• _BRIEF_
Find the lines with "React" in them and copy them out.

• _Collection entries_
+ + + +
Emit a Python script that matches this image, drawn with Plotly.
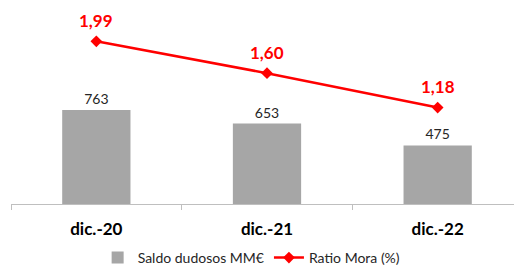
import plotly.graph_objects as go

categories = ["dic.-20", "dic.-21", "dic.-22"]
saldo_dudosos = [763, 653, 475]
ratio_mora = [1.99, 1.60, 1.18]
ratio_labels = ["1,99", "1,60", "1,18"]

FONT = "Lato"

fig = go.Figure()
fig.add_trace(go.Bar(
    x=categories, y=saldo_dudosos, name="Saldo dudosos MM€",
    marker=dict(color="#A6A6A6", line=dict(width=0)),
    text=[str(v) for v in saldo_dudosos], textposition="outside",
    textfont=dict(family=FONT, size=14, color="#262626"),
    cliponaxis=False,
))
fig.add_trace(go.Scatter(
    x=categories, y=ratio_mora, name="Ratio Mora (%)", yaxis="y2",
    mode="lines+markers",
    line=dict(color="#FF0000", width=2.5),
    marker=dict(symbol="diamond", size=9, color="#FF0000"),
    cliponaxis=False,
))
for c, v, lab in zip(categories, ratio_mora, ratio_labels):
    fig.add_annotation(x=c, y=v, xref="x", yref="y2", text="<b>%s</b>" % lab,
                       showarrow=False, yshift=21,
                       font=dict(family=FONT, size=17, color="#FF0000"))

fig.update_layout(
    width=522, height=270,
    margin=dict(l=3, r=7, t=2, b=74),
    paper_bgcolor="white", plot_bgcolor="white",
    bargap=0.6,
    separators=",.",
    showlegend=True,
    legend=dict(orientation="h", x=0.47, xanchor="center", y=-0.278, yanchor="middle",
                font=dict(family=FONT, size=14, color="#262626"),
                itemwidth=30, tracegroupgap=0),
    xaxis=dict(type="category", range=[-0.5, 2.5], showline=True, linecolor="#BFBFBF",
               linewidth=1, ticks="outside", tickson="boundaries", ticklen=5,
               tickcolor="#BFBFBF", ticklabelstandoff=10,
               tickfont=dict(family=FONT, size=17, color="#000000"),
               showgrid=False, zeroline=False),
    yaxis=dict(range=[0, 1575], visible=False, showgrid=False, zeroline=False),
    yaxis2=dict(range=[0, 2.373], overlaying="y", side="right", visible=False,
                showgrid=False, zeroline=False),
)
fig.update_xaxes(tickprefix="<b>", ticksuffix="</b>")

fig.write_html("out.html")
+ + + +
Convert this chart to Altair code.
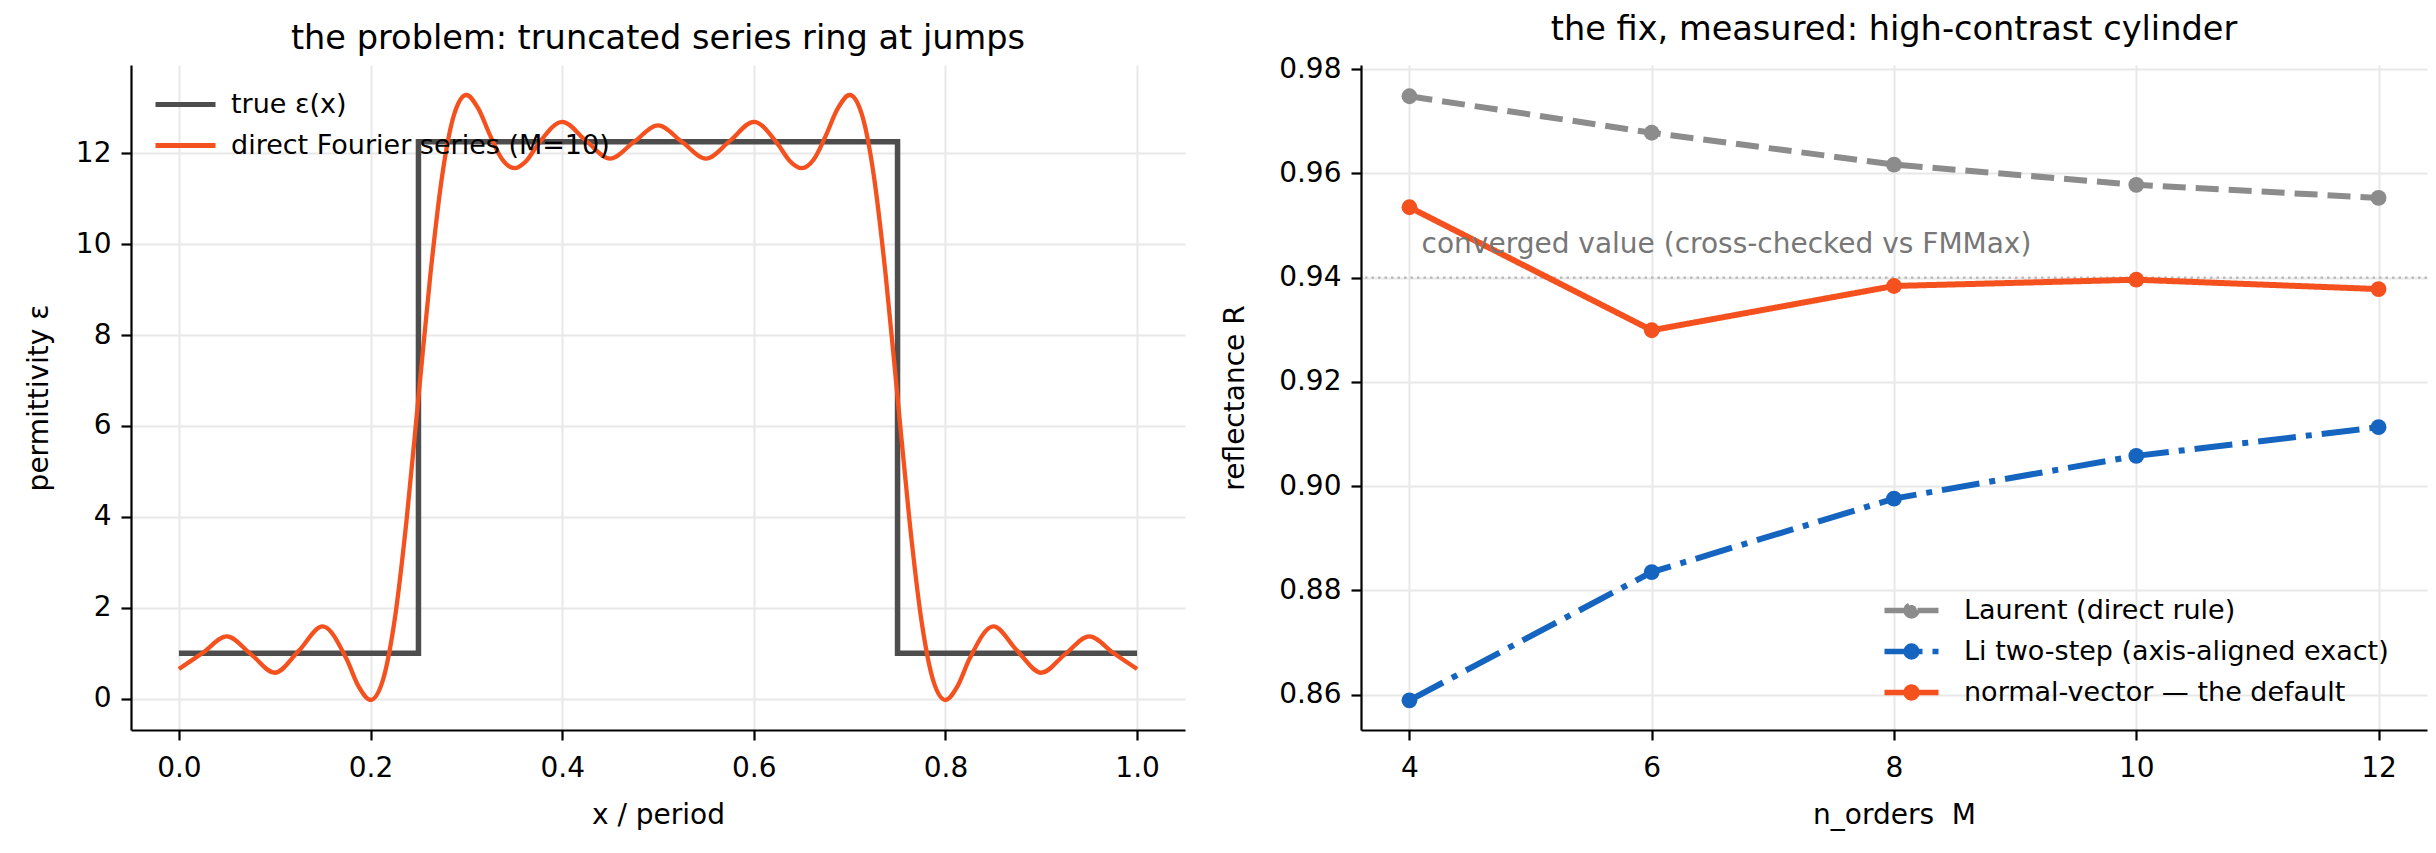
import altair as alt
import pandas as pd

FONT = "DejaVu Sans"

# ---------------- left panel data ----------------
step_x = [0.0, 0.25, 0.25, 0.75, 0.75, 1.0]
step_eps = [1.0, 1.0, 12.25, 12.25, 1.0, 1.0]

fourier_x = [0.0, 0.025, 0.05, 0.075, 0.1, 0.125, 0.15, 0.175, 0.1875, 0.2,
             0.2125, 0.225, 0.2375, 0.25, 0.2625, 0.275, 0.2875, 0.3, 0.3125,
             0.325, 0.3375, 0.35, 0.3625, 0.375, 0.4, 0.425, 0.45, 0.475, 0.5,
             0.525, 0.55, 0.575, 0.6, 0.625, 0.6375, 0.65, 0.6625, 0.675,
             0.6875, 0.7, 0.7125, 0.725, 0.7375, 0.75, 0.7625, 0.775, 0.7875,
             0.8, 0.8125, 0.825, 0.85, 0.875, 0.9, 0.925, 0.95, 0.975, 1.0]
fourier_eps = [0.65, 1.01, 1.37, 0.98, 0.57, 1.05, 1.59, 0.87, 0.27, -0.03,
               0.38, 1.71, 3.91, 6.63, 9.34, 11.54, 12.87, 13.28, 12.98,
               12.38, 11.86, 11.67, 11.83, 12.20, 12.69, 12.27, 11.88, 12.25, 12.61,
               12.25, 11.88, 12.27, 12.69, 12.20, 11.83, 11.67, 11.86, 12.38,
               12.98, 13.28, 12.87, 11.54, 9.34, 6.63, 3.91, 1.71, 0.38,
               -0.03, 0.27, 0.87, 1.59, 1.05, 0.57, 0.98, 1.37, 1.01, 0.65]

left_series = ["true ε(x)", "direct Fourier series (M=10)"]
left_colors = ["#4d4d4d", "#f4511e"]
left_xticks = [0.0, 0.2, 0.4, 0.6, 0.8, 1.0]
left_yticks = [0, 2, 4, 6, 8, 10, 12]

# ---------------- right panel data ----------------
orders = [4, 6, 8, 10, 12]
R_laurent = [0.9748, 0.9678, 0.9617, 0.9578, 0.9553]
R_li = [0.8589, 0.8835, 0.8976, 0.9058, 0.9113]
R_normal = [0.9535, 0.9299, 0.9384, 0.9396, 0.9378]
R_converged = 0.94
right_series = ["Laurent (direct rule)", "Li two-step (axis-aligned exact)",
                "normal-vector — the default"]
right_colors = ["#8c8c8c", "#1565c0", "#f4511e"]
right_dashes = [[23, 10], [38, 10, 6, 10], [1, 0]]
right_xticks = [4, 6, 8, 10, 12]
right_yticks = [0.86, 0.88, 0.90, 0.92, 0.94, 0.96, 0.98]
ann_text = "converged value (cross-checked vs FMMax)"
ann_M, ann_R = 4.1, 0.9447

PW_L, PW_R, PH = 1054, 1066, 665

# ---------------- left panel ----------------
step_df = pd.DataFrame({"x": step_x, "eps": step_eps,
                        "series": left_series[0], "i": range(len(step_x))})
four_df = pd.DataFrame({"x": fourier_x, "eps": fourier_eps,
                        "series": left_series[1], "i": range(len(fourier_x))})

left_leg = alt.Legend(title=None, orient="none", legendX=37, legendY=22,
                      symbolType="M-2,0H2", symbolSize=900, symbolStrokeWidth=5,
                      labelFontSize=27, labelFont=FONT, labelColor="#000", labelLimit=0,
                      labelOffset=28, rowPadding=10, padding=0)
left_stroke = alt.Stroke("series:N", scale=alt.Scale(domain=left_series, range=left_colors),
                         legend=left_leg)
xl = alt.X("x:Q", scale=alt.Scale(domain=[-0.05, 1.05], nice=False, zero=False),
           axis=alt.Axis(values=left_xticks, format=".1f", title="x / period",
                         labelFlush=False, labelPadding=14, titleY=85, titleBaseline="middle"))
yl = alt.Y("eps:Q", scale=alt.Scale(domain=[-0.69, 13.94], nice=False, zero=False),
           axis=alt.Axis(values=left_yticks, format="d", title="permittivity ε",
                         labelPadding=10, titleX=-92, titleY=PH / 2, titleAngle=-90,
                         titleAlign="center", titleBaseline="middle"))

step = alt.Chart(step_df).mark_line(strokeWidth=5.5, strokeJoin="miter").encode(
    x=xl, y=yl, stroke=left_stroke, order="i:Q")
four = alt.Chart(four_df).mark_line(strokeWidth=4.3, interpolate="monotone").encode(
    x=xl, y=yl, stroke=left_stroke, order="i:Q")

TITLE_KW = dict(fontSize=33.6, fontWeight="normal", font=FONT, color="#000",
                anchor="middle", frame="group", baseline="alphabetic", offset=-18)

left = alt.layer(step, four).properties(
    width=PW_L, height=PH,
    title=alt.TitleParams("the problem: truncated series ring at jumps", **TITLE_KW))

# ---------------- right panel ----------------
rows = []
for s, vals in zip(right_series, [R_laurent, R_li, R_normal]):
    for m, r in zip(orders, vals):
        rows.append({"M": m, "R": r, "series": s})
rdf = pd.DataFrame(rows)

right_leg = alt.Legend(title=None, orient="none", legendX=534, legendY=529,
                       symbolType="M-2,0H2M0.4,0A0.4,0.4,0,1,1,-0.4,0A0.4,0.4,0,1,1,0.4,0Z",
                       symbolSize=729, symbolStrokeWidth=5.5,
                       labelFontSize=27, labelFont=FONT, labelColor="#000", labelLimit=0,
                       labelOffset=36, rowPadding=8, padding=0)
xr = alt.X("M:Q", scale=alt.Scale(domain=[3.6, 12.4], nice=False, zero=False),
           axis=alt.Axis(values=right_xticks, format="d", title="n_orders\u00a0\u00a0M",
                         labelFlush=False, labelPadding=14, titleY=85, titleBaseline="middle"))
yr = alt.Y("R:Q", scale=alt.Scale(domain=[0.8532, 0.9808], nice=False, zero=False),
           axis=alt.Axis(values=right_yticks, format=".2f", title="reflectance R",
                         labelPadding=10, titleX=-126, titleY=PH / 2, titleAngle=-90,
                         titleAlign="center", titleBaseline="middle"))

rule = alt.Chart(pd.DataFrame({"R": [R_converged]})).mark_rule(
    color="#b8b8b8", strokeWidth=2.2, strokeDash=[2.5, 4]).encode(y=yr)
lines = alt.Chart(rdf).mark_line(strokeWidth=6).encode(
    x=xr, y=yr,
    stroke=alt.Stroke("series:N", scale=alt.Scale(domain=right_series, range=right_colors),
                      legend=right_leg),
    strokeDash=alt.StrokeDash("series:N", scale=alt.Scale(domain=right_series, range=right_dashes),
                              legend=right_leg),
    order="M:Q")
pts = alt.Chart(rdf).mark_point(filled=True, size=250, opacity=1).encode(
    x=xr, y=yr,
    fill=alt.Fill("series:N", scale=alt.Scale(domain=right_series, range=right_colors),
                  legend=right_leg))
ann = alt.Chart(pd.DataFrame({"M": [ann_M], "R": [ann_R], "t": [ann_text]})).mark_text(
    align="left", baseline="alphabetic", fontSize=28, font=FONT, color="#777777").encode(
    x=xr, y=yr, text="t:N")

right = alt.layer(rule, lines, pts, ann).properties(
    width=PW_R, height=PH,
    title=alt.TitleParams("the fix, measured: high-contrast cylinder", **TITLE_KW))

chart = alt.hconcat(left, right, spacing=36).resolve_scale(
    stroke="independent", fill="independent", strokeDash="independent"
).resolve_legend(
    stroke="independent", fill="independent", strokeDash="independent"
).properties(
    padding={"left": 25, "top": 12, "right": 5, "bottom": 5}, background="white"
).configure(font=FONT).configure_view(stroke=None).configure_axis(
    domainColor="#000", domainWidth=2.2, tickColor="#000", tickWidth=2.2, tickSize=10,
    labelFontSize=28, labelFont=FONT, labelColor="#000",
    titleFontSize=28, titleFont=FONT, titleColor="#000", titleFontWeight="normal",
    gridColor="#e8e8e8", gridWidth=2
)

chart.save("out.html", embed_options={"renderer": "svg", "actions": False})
+ + + +
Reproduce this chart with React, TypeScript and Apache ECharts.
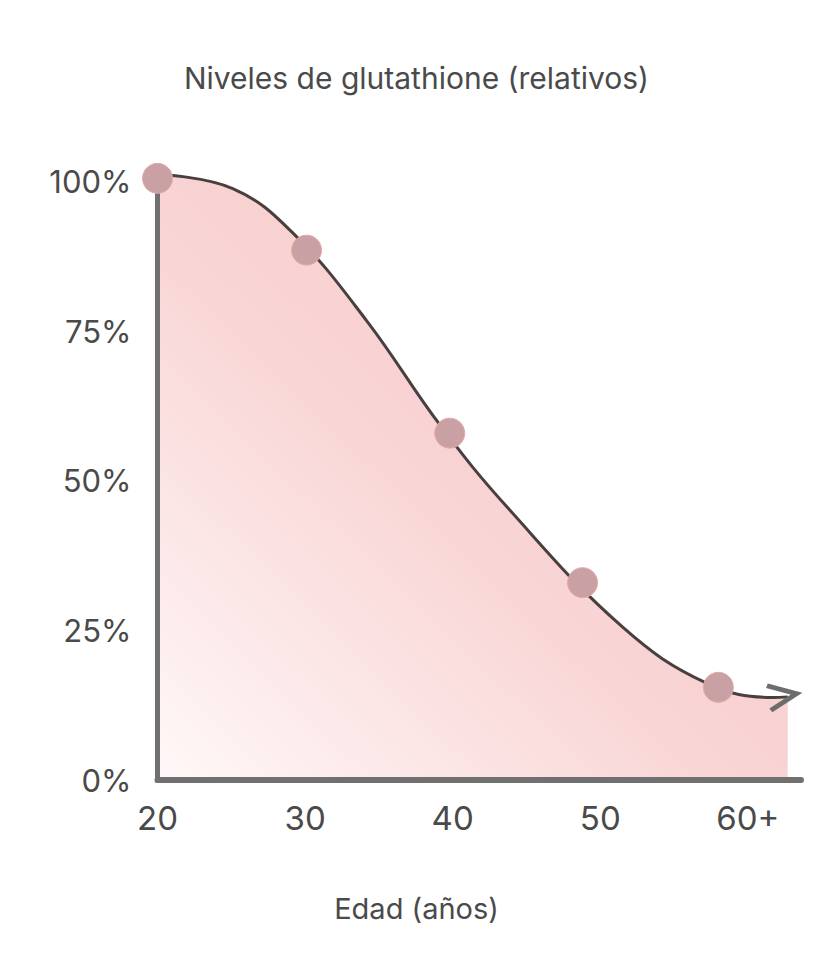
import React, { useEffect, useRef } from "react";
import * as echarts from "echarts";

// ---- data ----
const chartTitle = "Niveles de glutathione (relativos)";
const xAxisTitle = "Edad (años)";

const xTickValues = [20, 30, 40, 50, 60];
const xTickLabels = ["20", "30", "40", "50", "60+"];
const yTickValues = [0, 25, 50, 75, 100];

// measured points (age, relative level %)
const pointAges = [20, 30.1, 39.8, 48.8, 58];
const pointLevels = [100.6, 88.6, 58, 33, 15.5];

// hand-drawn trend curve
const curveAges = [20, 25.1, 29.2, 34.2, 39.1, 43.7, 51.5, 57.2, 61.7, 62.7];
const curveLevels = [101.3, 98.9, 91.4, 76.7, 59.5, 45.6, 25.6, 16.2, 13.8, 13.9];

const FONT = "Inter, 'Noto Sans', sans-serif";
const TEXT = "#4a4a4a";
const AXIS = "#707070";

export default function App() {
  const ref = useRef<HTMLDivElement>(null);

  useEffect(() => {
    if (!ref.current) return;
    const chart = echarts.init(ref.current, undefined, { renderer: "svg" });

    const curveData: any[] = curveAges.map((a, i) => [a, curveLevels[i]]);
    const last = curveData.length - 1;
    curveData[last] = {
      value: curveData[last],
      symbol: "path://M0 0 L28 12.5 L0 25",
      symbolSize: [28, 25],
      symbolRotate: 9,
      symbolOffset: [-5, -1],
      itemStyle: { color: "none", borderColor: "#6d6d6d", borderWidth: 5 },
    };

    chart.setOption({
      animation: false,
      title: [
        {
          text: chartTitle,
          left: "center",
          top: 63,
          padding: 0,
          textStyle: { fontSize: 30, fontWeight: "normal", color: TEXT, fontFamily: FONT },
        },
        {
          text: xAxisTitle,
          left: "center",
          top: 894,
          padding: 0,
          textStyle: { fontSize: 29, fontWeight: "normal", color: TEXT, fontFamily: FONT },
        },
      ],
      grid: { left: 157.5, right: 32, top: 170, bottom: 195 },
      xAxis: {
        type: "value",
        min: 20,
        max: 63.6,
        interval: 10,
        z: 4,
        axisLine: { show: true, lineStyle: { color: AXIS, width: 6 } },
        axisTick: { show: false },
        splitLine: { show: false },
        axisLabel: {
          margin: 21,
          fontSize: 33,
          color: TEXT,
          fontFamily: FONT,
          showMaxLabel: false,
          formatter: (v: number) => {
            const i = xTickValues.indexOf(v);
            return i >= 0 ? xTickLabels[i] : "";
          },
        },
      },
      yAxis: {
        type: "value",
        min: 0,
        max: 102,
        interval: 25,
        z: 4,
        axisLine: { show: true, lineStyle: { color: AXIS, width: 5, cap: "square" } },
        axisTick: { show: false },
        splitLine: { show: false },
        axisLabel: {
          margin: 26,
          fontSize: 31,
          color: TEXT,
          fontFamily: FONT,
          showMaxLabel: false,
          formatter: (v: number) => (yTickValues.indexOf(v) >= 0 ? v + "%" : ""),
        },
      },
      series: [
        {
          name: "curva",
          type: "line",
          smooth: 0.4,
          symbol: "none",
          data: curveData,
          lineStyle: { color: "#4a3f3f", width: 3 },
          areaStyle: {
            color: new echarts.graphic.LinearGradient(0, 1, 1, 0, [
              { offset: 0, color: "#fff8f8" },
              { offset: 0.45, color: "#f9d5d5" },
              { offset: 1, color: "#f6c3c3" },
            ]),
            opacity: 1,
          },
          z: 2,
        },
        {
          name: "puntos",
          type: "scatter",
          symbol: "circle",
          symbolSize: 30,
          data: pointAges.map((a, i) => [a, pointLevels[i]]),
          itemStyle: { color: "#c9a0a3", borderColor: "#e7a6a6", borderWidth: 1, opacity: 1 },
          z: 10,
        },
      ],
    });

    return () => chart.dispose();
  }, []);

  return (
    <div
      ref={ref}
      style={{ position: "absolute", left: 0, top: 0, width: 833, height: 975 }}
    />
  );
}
+ + + +
• _TASK ANSWER_
Reproduce this chart with React, TypeScript and Apache ECharts.
import React, { useEffect, useRef } from "react";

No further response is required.